Hiding Vegetables In Plain Sight
By Camille Rhoades

While sneaking vegetables into meals is a great way to boost the nutrition, it is also important that kids learn to have a good attitude about eating vegetables that aren’t cleverly hidden.

Teaching them to eat and enjoy vegetables is very important as they develop their own eating habits. If all their veggies are hidden they won’t have a very good attitude about them so finding ways to open their minds and mouths is a wonderful and challenging job.

All that said, it still may take tricks and trials to develop your child’s taste for vegetables, but your attitude will go a long way in teaching those around you.

The following tips will help make vegetables a fun, desirable food instead of the necessary evil it may have become:

1. Offer vegetables early and often!

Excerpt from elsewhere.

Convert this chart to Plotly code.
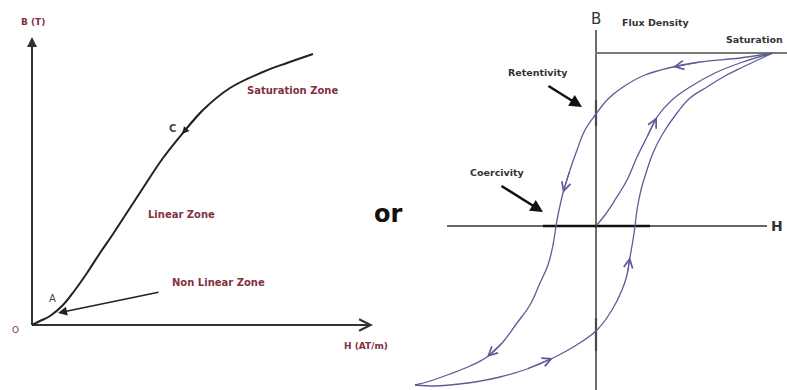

The younger kids start eating veggies, the more open the will be to them. Make them a desirable snack in your house.

2. Use dips to make them more enticing. Kids love to dip! I don’t know what it is, but they are much more likely to eat something when they get to dip it in something yummy. Ranch is a wonderful standard, but get creative and try some other things your kids love!

3. Let your picky eater help in the grocery store and in the kitchen. If they pick it out and help cook it they are much more likely to eat it!

4. Mix them with food they already love. Add peanut butter and raisins to celery makes a fun treat. We call them “ants on a log” and the kids practically beg for celery this way!



5. Get creative and have some fun with the veggies! Think of crazy names and make them into fun shapes or pictures. On one particularly rough day my 3 year old was refusing his green beans. We changed the name to “monster toes” and he ended up having three helpings! A little fun goes a long way. Cut them silly, call them silly things, just make them fun! Here are some veggiescapes you might try creating.

All too often vegetables become the dreaded thing we must eat to get to dessert, but with a little persistence and a lot of creativity you can help your children develop a taste for so many wonderful fruits and vegetables!